Euro far-right secretary gets front row seat at Castille victory bash

Former Labour candidate Sharon Ellul Bonici was in Castille on Monday, enjoying the views of the adulating crowd that came to greet Prime Minister Joseph Muscat after he took the oath of office for the second time

The right view: inside the Auberge de Castille, where EAF secretary-general Sharon Ellul Bonici celebrated Labour’s victory (Photo: Facebook)
The right view: inside the Auberge de Castille, where EAF secretary-general Sharon Ellul Bonici celebrated Labour’s victory (Photo: Facebook)

In October, Sharon Ellul Bonici flew the flag of the European Alliance for Freedom at a demonstration in Warsaw, standing shoulder to shoulder with right-wing MEP Janusz Korwin-Mikke, the bow-tie wearing chauvinist who told Brussels that women were “smaller, weaker and less intelligent” and should not be paid as much as men.

As secretary-general of the EAF, a European party that until recently grouped together most far-right MEPs, Ellul Bonici remains active on the fringe of eurosceptic politics.

But on Monday, the 46-year-old former Labour candidate was in Castille, enjoying the views of the adulating crowd that came to greet Prime Minister Joseph Muscat after he took the oath of office for the second time.
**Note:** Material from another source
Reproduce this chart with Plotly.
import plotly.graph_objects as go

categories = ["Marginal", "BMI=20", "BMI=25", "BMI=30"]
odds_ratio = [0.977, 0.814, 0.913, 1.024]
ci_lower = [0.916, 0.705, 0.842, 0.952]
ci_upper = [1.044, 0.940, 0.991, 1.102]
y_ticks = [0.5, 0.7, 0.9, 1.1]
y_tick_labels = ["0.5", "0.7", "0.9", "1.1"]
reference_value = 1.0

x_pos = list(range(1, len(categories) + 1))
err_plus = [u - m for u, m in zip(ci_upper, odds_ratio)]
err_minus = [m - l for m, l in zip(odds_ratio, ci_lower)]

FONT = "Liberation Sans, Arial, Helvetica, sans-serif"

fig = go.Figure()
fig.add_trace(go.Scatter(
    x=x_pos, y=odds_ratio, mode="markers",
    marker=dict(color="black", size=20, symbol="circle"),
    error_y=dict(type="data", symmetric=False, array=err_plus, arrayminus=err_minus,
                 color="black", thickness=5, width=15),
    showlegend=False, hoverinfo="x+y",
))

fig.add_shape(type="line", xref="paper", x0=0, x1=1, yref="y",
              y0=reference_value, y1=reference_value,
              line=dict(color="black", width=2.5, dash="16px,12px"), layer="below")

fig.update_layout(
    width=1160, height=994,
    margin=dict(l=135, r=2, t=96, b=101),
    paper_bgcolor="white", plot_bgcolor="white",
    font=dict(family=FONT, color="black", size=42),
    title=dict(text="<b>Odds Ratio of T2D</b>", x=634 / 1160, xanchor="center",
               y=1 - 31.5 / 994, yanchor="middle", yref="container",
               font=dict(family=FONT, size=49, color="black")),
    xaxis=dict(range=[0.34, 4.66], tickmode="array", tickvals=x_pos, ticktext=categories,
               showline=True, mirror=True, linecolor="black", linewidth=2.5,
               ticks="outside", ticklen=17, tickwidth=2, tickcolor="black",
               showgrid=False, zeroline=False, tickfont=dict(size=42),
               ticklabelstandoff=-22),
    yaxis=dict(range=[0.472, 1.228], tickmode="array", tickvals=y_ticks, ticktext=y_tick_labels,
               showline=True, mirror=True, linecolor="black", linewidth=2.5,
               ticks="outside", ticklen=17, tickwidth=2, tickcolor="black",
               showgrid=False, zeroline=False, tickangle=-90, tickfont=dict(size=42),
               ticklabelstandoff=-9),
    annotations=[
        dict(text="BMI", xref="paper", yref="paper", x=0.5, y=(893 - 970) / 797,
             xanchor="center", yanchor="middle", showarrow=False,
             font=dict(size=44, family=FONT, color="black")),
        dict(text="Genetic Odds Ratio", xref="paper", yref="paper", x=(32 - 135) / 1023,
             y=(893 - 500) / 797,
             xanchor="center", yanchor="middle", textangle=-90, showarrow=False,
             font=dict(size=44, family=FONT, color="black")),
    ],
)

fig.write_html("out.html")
She was also on the stage at Labour’s last mass meeting in Hal Far on Thursday last week. 

It is jarring to consider that one of Europe’s most successful social-democrat parties is so carefree about hosting a far-right activist with strong links to politicians hostile to the European Union like Marine le Pen.
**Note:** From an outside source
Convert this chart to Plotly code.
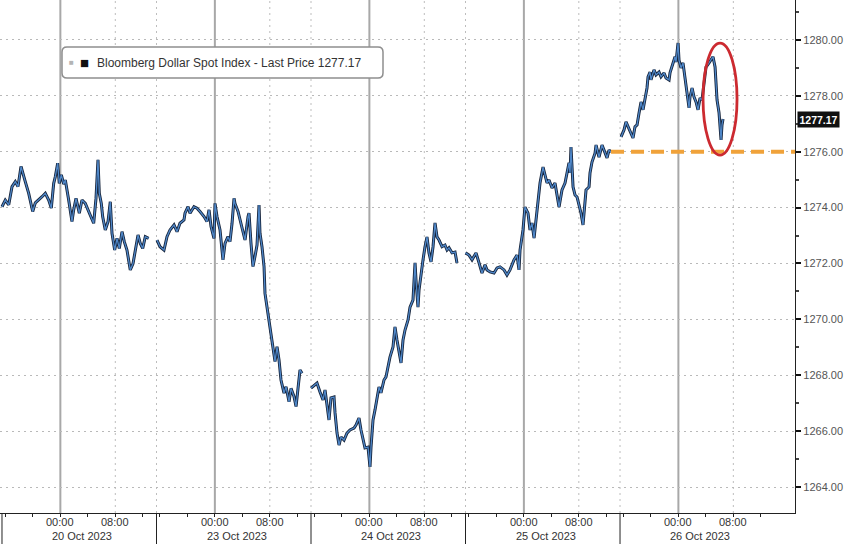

But Ellul Bonici, who was also granted backstage access at Labour’s final Hal Far mass meeting, is the sister of Labour candidate Andy Ellul, and she has a long relationship with Labour. In 2002, she campaigned against EU membership with the Campaign for National Independence and No2EU, when Labour was then against EU accession. In 2009, when Joseph Muscat – who left his MEP’s post to become Labour leader – reversed Labour’s anti-EU agenda, she was allowed to run on a Labour ticket in the European elections, even though she had served as vice-president of the now-defunct eurosceptic party EUDemocrats, which she founded with Danish MEP Jens-Peter Bonde.

Her drift to the right took her further closer to politicians like the Front National’s Marine Le Pen and the Netherlands’ Geert Wilders, who up until 2014 joined forces to create the European Alliance for Freedom pan-European party.

Ellul Bonici speaks on the dangers of the EU in a Polish rally in October 2016 with MEP Janusz Korwin-Mikke
Ellul Bonici speaks on the dangers of the EU in a Polish rally in October 2016 with MEP Janusz Korwin-Mikke

As secretary-general, Ellul Bonici registered the EAF at the Maltese offices of a Birkirkara notary and the grouping also is registered as a Maltese NGO. 

In 2014, the party brought together far-right leaders such as Italy’s Lega Nord’s Matteo Salvini and Austria’s Freedom Party’s Franz Obermayr, who is the EAF’s president.

However, when the EAF failed to secure a minimum 25 MEPs from seven EU member states, its member MEPs had to start off the 2014 parliamentary term as ‘non-inscrits’. Le Pen and Wilders were unable to convince UKIP’s Nigel Farage and other conservatives to join.

The EAF died a silent death, although it still exists as a legal entity, and has been succeeded by another far-right European party, the Movement for a Europe of Nations and Freedom, without Wilders’s PVV because it does not want to take European funds. So the MENL is just the Front National, the FPÖ, and Lega Nord.

Nothing could be more contradictory than the views of Labour’s current leadership and those of Ellul Bonici’s EAF. Labour leader Joseph Muscat recently said his vision is to have a more cosmopolitan society in Malta. In Warsaw recently, Ellul Bonici stood by the side of Korwin-Mikke during the ‘Freedom March’ where he called out to attendees to “stop the Islamic invasion and save Europe from being led to catastrophe by EU socialists”.

Ellul Bonici’s husband Kevin Ellul-Bonici also worked for UKIP in Brussels, but in 2015 he was linked to the ‘Red Dalia’ scandal, when controversial biographies of Lithuanian President Dalia Grybauskaitė were left in the pigeon-holes of MEPs in an attempt to smear her reputation.